Personal information
- Full name: William Vincent Evans
- Born: 19 February 1935 Stockton-on-Tees, County Durham, England
- Died: 14 August 2013 (aged 78)
- Batting: Right-handed
- Role: Wicket-keeper

Domestic team information
- 1964: Durham

Career statistics
| Competition | List A |
| Matches | 1 |
| Runs scored | 0 |
| Batting average | 0.00 |
| 100s/50s | –/– |
| Top score | 0 |
| Balls bowled | – |
| Wickets | – |
| Bowling average | – |
| 5 wickets in innings | – |
| 10 wickets in match | – |
| Best bowling | – |
| Catches/stumpings | –/– |
- Source: Cricinfo, 7 August 2011

= Vin Evans =

English cricketer

William Vincent "Vin" Evans (19 February 1935 – 14 August 2013) was an English cricketer.
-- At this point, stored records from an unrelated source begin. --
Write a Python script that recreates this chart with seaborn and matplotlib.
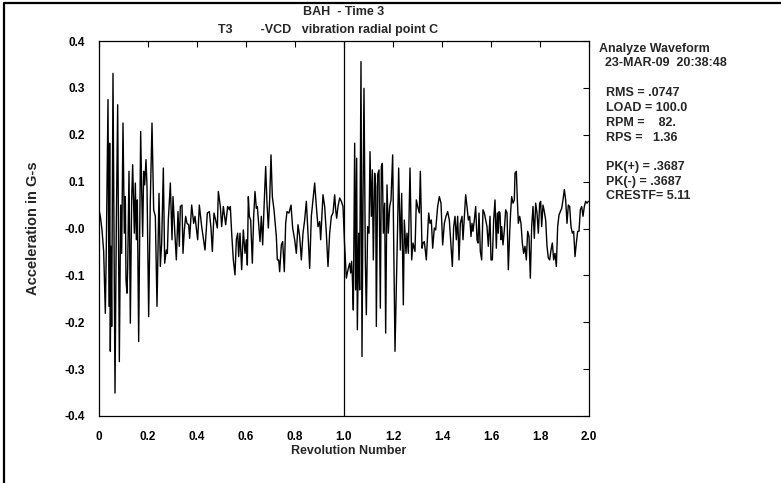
import numpy as np
import pandas as pd
import matplotlib
matplotlib.use("Agg")
import matplotlib.pyplot as plt
from matplotlib.lines import Line2D
import seaborn as sns

# ---- data ----
SAMPLES_PER_REV = 735  # sample index units per revolution

seg_a = [(0, 0.040), (4, 0.026), (9, -0.003), (14, -0.049), (19, -0.181), (22, -0.038),
         (27, 0.275), (30, -0.166), (32, 0.182), (34, -0.262), (36, -0.038), (38, -0.209),
         (42, 0.331), (48, -0.351), (52, 0.011), (56, 0.264), (61, -0.284), (65, 0.050),
         (68, -0.053), (72, 0.225), (76, -0.010), (79, 0.068), (81, -0.110), (84, -0.138),
         (86, -0.085), (90, 0.122), (94, -0.202), (98, 0.061), (101, 0.136), (106, -0.010),
         (109, 0.097), (112, -0.024), (115, 0.061), (119, -0.241), (125, 0.207), (128, 0.083),
         (131, -0.017), (134, 0.122), (137, 0.093), (141, 0.147), (144, 0.090), (149, -0.188),
         (154, 0.061), (159, 0.225), (164, 0.040), (169, 0.026), (174, -0.166), (180, 0.075),
         (184, -0.081), (188, -0.031), (193, 0.129), (197, -0.074), (202, -0.046), (205, -0.053),
         (208, 0.018), (214, 0.097), (219, -0.024), (222, 0.068), (227, -0.003), (232, -0.067),
         (237, 0.036), (241, -0.038), (244, 0.047), (249, 0.050), (252, -0.053), (256, -0.003),
         (260, 0.026), (264, 0.011), (269, 0.008), (272, -0.021), (278, 0.050), (284, 0.011)]

seg_b = [(288, 0.026), (296, -0.024), (301, 0.050), (308, 0.004), (318, -0.046), (325, 0.033),
         (331, 0.036), (336, 0.001), (340, -0.049), (345, 0.033), (350, 0.018), (355, 0.001),
         (358, 0.079), (364, 0.047), (368, 0.004), (373, 0.047), (380, 0.008), (386, 0.047),
         (391, 0.040), (394, 0.047), (398, -0.010), (403, -0.067), (408, -0.099), (412, -0.024),
         (416, -0.010), (419, -0.060), (423, -0.010), (428, -0.088), (433, -0.003), (438, -0.053),
         (442, -0.024), (445, -0.078), (448, 0.068), (451, 0.026), (455, 0.018), (460, -0.074),
         (464, 0.026), (468, 0.079), (472, 0.043), (475, 0.047), (479, 0.011), (483, -0.028),
         (487, 0.026), (491, -0.035), (495, 0.043), (500, 0.132), (504, 0.054), (508, 0.001),
         (512, 0.061), (516, 0.157), (520, 0.068), (525, 0.040), (532, -0.017), (535, -0.067),
         (539, -0.067), (542, -0.092), (547, -0.035), (551, -0.028), (556, -0.092), (560, 0.011),
         (564, 0.036), (570, 0.033), (576, 0.050), (581, 0.001)]

seg_c = [(587, -0.024), (592, -0.053), (597, 0.008), (602, -0.017), (607, -0.067), (612, -0.010),
         (617, 0.018), (622, 0.058), (627, -0.010), (632, -0.085), (637, 0.026), (642, 0.061),
         (647, 0.097), (652, 0.047), (657, 0.004), (662, 0.015), (665, -0.024), (672, 0.072),
         (677, 0.047), (682, -0.010), (687, -0.081), (692, -0.010), (697, 0.026), (702, 0.033),
         (707, 0.072), (710, 0.040), (713, 0.022), (717, 0.047), (722, 0.065), (727, 0.058),
         (732, 0.047), (737, -0.038), (742, -0.106), (747, -0.088), (752, -0.074), (755, -0.095),
         (758, -0.070), (760, -0.102), (763, -0.174), (767, 0.182), (770, -0.131), (773, 0.150),
         (775, -0.216), (779, -0.010), (782, -0.131), (786, 0.356), (789, -0.273), (792, 0.061),
         (795, 0.299), (799, -0.067), (802, -0.184), (806, 0.004), (810, -0.010), (813, 0.164),
         (817, 0.026), (820, 0.125), (823, -0.067), (827, 0.118), (830, 0.090), (832, -0.209),
         (836, 0.115), (840, 0.125), (844, -0.170), (847, 0.132), (850, 0.139), (853, -0.010),
         (857, 0.054), (860, -0.223), (864, 0.093), (868, -0.010), (872, 0.047), (876, 0.061),
         (881, 0.157)]

seg_d = [(888, -0.262), (896, 0.011), (899, 0.129), (904, -0.046), (908, 0.075), (913, -0.163),
         (916, 0.018), (921, -0.053), (924, -0.010), (928, -0.053), (933, 0.129), (938, -0.067),
         (942, -0.031), (948, -0.049), (952, 0.061), (956, 0.047), (961, 0.033), (964, 0.122),
         (969, -0.042), (972, -0.031), (976, -0.028), (982, -0.067), (989, 0.033), (993, 0.011),
         (997, 0.018), (1001, -0.042), (1006, 0.001), (1010, -0.003), (1016, 0.047), (1021, 0.068),
         (1026, 0.054), (1031, -0.035), (1036, 0.011), (1041, 0.026), (1046, 0.036), (1051, 0.018),
         (1056, -0.038), (1060, -0.081), (1064, 0.004), (1068, 0.026), (1072, -0.024), (1076, 0.026),
         (1080, -0.067), (1084, 0.011), (1089, 0.026), (1092, -0.024), (1096, 0.026), (1100, 0.072),
         (1104, 0.047), (1108, 0.018), (1112, 0.026), (1116, -0.017), (1119, 0.011), (1122, -0.006),
         (1126, 0.018), (1130, 0.047), (1134, -0.024), (1137, -0.031), (1140, 0.033), (1144, -0.049),
         (1148, -0.067), (1152, 0.040), (1156, 0.033), (1160, 0.018), (1164, 0.004), (1168, -0.038)]

seg_e = [(1173, 0.026), (1176, -0.067), (1180, -0.067), (1184, 0.018), (1188, 0.061), (1192, -0.042),
         (1195, 0.033), (1198, -0.010), (1200, 0.036), (1203, 0.033), (1206, -0.024), (1208, 0.004),
         (1212, -0.035), (1216, -0.003), (1220, 0.040), (1224, 0.033), (1228, -0.088), (1232, -0.010),
         (1235, 0.036), (1238, 0.068), (1242, 0.054), (1246, 0.061), (1248, 0.118), (1252, 0.122),
         (1255, 0.061), (1258, 0.011), (1262, 0.026), (1266, 0.011), (1270, -0.031), (1274, -0.053),
         (1278, -0.038), (1282, -0.067), (1286, -0.006), (1290, -0.017), (1294, -0.106), (1298, 0.004),
         (1302, 0.047), (1306, -0.021), (1310, 0.054), (1314, 0.033), (1318, -0.010), (1322, 0.054),
         (1325, 0.058), (1328, 0.004), (1332, 0.050), (1336, 0.036), (1340, 0.018), (1344, -0.038),
         (1348, -0.063), (1352, -0.067), (1356, -0.046), (1360, -0.031), (1364, -0.067), (1368, -0.053),
         (1372, -0.081), (1376, 0.004), (1380, 0.029), (1384, 0.036), (1388, 0.043), (1392, 0.061),
         (1396, 0.083), (1400, 0.061), (1404, 0.011), (1408, 0.050), (1412, 0.047), (1416, 0.004),
         (1420, -0.010), (1424, -0.006), (1428, -0.060), (1432, -0.031), (1436, -0.006), (1440, -0.006),
         (1444, 0.040), (1448, 0.047), (1452, 0.026), (1456, 0.047), (1460, 0.058), (1464, 0.054),
         (1468, 0.058)]

x_ticks = [0, 0.2, 0.4, 0.6, 0.8, 1.0, 1.2, 1.4, 1.6, 1.8, 2.0]
x_tick_labels = ["0", "0.2", "0.4", "0.6", "0.8", "1.0", "1.2", "1.4", "1.6", "1.8", "2.0"]
y_ticks = [0.4, 0.3, 0.2, 0.1, 0.0, -0.1, -0.2, -0.3, -0.4]
y_tick_labels = ["0.4", "0.3", "0.2", "0.1", "-0.0", "-0.1", "-0.2", "-0.3", "-0.4"]
rev_marker = 1.0

title_1 = "BAH  - Time 3"
title_2 = "T3        -VCD   vibration radial point C"
info_head = ["Analyze Waveform", "23-MAR-09  20:38:48"]
info_stats = ["RMS = .0747", "LOAD = 100.0", "RPM =    82.", "RPS =   1.36"]
info_peaks = ["PK(+) = .3687", "PK(-) = .3687", "CRESTF= 5.11"]

# ---- build frame ----
pts = np.array(seg_a + seg_b + seg_c + seg_d + seg_e, dtype=float)
df = pd.DataFrame({"Revolution Number": pts[:, 0] / SAMPLES_PER_REV,
                   "Acceleration in G-s": pts[:, 1]})

sns.set_theme(style="white")
plt.rcParams["font.family"] = ["Liberation Sans", "DejaVu Sans"]
plt.rcParams["font.weight"] = "bold"

W, H = 781, 483
fig = plt.figure(figsize=(W / 100, H / 100), dpi=100)
fig.patch.set_facecolor("white")
ax = fig.add_axes([99 / W, 1 - 416 / H, 490 / W, 375 / H])

sns.lineplot(data=df, x="Revolution Number", y="Acceleration in G-s", ax=ax,
             color="black", linewidth=1.0, estimator=None, sort=False)
ax.axvline(rev_marker, color="black", linewidth=0.9)

ax.set_xlim(0, 2.0)
ax.set_ylim(-0.4, 0.4)
ax.set_xticks(x_ticks)
ax.set_xticklabels(x_tick_labels)
ax.set_yticks(y_ticks)
ax.set_yticklabels(y_tick_labels)
ax.set_xlabel("")
ax.set_ylabel("")
for s in ax.spines.values():
    s.set_color("black")
    s.set_linewidth(0.9)
ax.tick_params(axis="both", which="both", direction="in", top=True, right=True,
               length=4, width=0.8, color="black", labelsize=8.5, labelcolor="black")
ax.tick_params(axis="x", pad=11)
ax.tick_params(axis="y", pad=10)
for lab in ax.get_xticklabels() + ax.get_yticklabels():
    lab.set_fontweight("bold")

fs = 9
fig.text(33 / W, 1 - 228 / H, "Acceleration in G-s", rotation=90, ha="center", va="center",
         fontsize=10.5, fontweight="bold")
fig.text(349 / W, 1 - 451 / H, "Revolution Number", ha="center", va="center",
         fontsize=fs, fontweight="bold")
fig.text(344 / W, 1 - 12 / H, title_1, ha="center", va="center", fontsize=fs, fontweight="bold")
fig.text(218 / W, 1 - 30 / H, title_2, ha="left", va="center", fontsize=fs, fontweight="bold")

fig.text(599 / W, 1 - 49 / H, info_head[0], ha="left", va="center", fontsize=fs, fontweight="bold")
fig.text(605 / W, 1 - 63 / H, info_head[1], ha="left", va="center", fontsize=fs, fontweight="bold")
for i, t in enumerate(info_stats):
    fig.text(606 / W, 1 - (93 + 15 * i) / H, t, ha="left", va="center", fontsize=fs, fontweight="bold")
for i, t in enumerate(info_peaks):
    fig.text(606 / W, 1 - (167 + 14.5 * i) / H, t, ha="left", va="center", fontsize=fs, fontweight="bold")

# frame around the page (left and top edges visible)
fig.add_artist(Line2D([4 / W, 4 / W, 1.0], [0.0, 1 - 3 / H, 1 - 3 / H],
                      transform=fig.transFigure, color="black", linewidth=1.6))

fig.savefig("out.png", dpi=100)
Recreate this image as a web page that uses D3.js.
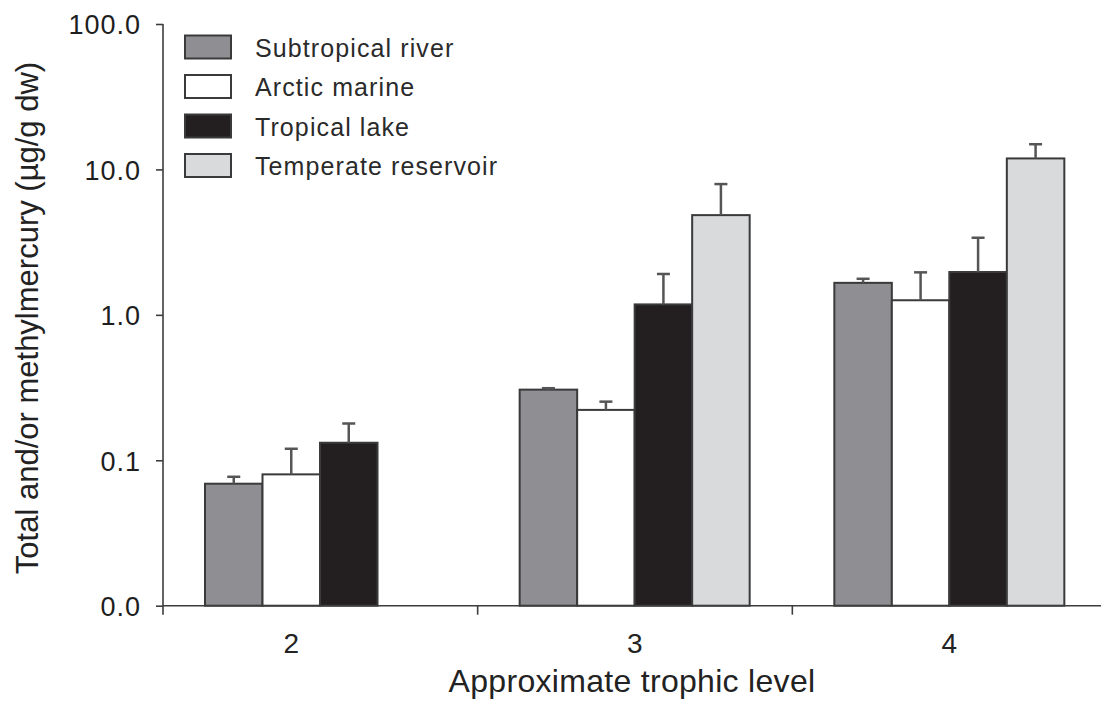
<!DOCTYPE html>
<html>
<head>
<meta charset="utf-8">
<script src="https://cdn.jsdelivr.net/npm/d3@7/dist/d3.min.js"></script>
<style>
  html, body { margin: 0; padding: 0; background: #fff; }
  svg { display: block; font-family: "Liberation Sans", Arial, Helvetica, sans-serif; }
</style>
</head>
<body>
<svg id="chart" width="1101" height="702"></svg>
<script>
// Trophic levels on the x axis
const levels = ["2", "3", "4"];

// Ecosystem series (legend order)
const seriesNames = ["Subtropical river", "Arctic marine", "Tropical lake", "Temperate reservoir"];
const seriesFill = ["#8f8f93", "#ffffff", "#231f20", "#d9dadc"];

// Mean concentrations (µg/g dw) per trophic level 2, 3, 4; null = no data
const subtropicalRiver   = [0.069, 0.306, 1.66];
const arcticMarine       = [0.080, 0.222, 1.26];
const tropicalLake       = [0.132, 1.18, 1.97];
const temperateReservoir = [null, 4.85, 11.9];

// Upper error (added to the mean)
const subtropicalRiverErr   = [0.008, 0.007, 0.11];
const arcticMarineErr       = [0.040, 0.031, 0.70];
const tropicalLakeErr       = [0.047, 0.73, 1.42];
const temperateReservoirErr = [null, 3.08, 3.0];

// Y axis ticks and their printed labels
const yTickValues = [0.01, 0.1, 1, 10, 100];
const yTickLabels = ["0.0", "0.1", "1.0", "10.0", "100.0"];

const values = [subtropicalRiver, arcticMarine, tropicalLake, temperateReservoir];
const errors = [subtropicalRiverErr, arcticMarineErr, tropicalLakeErr, temperateReservoirErr];

const bars = [];
levels.forEach((lv, i) => {
  seriesNames.forEach((s, j) => {
    const v = values[j][i];
    if (v != null) bars.push({ level: lv, series: s, idx: j, value: v, err: errors[j][i] });
  });
});

const svg = d3.select("#chart");
const axisColor = "#3d3d3d";
const plotLeft = 163, plotRight = 1107, plotTop = 24, plotBottom = 605.7;

const x0 = d3.scaleBand().domain(levels).range([plotLeft, plotRight]).paddingInner(0);
const x1 = d3.scaleBand().domain(seriesNames).range([42, 272]);
const y = d3.scaleLog().domain([0.01, 100]).range([plotBottom, plotTop]);

// Bars
svg.append("g").selectAll("rect").data(bars).join("rect")
  .attr("x", d => x0(d.level) + x1(d.series))
  .attr("y", d => y(d.value))
  .attr("width", x1.bandwidth())
  .attr("height", d => plotBottom - y(d.value))
  .attr("fill", d => seriesFill[d.idx])
  .attr("stroke", "#3a3a3a")
  .attr("stroke-width", 2);

// Upper error bars
const eb = svg.append("g").attr("stroke", "#555").attr("stroke-width", 2.5);
bars.forEach(d => {
  const cx = x0(d.level) + x1(d.series) + x1.bandwidth() / 2;
  const yTop = y(d.value + d.err);
  eb.append("line").attr("x1", cx).attr("x2", cx).attr("y1", y(d.value)).attr("y2", yTop);
  eb.append("line").attr("x1", cx - 6.5).attr("x2", cx + 6.5).attr("y1", yTop).attr("y2", yTop);
});

// Y axis
const yAxis = d3.axisLeft(y)
  .tickValues(yTickValues)
  .tickFormat((d, i) => yTickLabels[i])
  .tickSize(7)
  .tickPadding(15);
const gy = svg.append("g").attr("transform", `translate(${plotLeft},0)`).call(yAxis);
gy.select(".domain").remove();
gy.selectAll(".tick line").attr("stroke", axisColor).attr("stroke-width", 1.6);
gy.selectAll(".tick text")
  .attr("fill", "#1e1e1e")
  .style("font-size", "27px")
  .style("letter-spacing", "1px")
  .attr("dy", "0.36em");
svg.append("line")
  .attr("x1", plotLeft).attr("x2", plotLeft).attr("y1", plotTop).attr("y2", plotBottom + 9)
  .attr("stroke", axisColor).attr("stroke-width", 1.6);

// X axis line and separators between levels
svg.append("line")
  .attr("x1", plotLeft).attr("x2", 1101).attr("y1", plotBottom).attr("y2", plotBottom)
  .attr("stroke", axisColor).attr("stroke-width", 1.6);
svg.append("g").selectAll("line").data(levels.slice(1)).join("line")
  .attr("x1", d => x0(d)).attr("x2", d => x0(d))
  .attr("y1", plotBottom).attr("y2", plotBottom + 9)
  .attr("stroke", axisColor).attr("stroke-width", 1.6);

// Level labels, centred under the bars present in each group
svg.append("g").selectAll("text").data(levels).join("text")
  .attr("x", lv => {
    const present = bars.filter(b => b.level === lv);
    return d3.mean(present, b => x0(lv) + x1(b.series) + x1.bandwidth() / 2);
  })
  .attr("y", 653)
  .attr("text-anchor", "middle")
  .attr("fill", "#222")
  .style("font-size", "28px")
  .text(d => d);

// Axis titles
svg.append("text")
  .attr("x", 632).attr("y", 692)
  .attr("text-anchor", "middle")
  .attr("fill", "#222")
  .style("font-size", "32px")
  .style("letter-spacing", "0.3px")
  .text("Approximate trophic level");

svg.append("text")
  .attr("transform", "translate(38,318) rotate(-90)")
  .attr("text-anchor", "middle")
  .attr("fill", "#222")
  .style("font-size", "31px")
  .text("Total and/or methylmercury (µg/g dw)");

// Legend
const legend = svg.append("g").attr("transform", "translate(185,35.5)");
seriesNames.forEach((s, i) => {
  const g = legend.append("g").attr("transform", `translate(0,${i * 39.5})`);
  g.append("rect").attr("width", 46).attr("height", 23)
    .attr("fill", seriesFill[i]).attr("stroke", "#3a3a3a").attr("stroke-width", 2);
  g.append("text").attr("x", 70).attr("y", 21)
    .attr("fill", "#2a2a2a")
    .style("font-size", "25px")
    .style("letter-spacing", "1.1px")
    .text(s);
});
</script>
</body>
</html>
Evans was a right-handed batsman who fielded as a wicket-keeper. He was born in Stockton-on-Tees, County Durham.

Evans made a single appearance for Durham in a List A match against Sussex in the 1964 Gillette Cup. In this match, he was dismissed for a duck by Tony Buss. Durham were at the time a Minor county, but Evans didn't appear in any Minor counties cricket.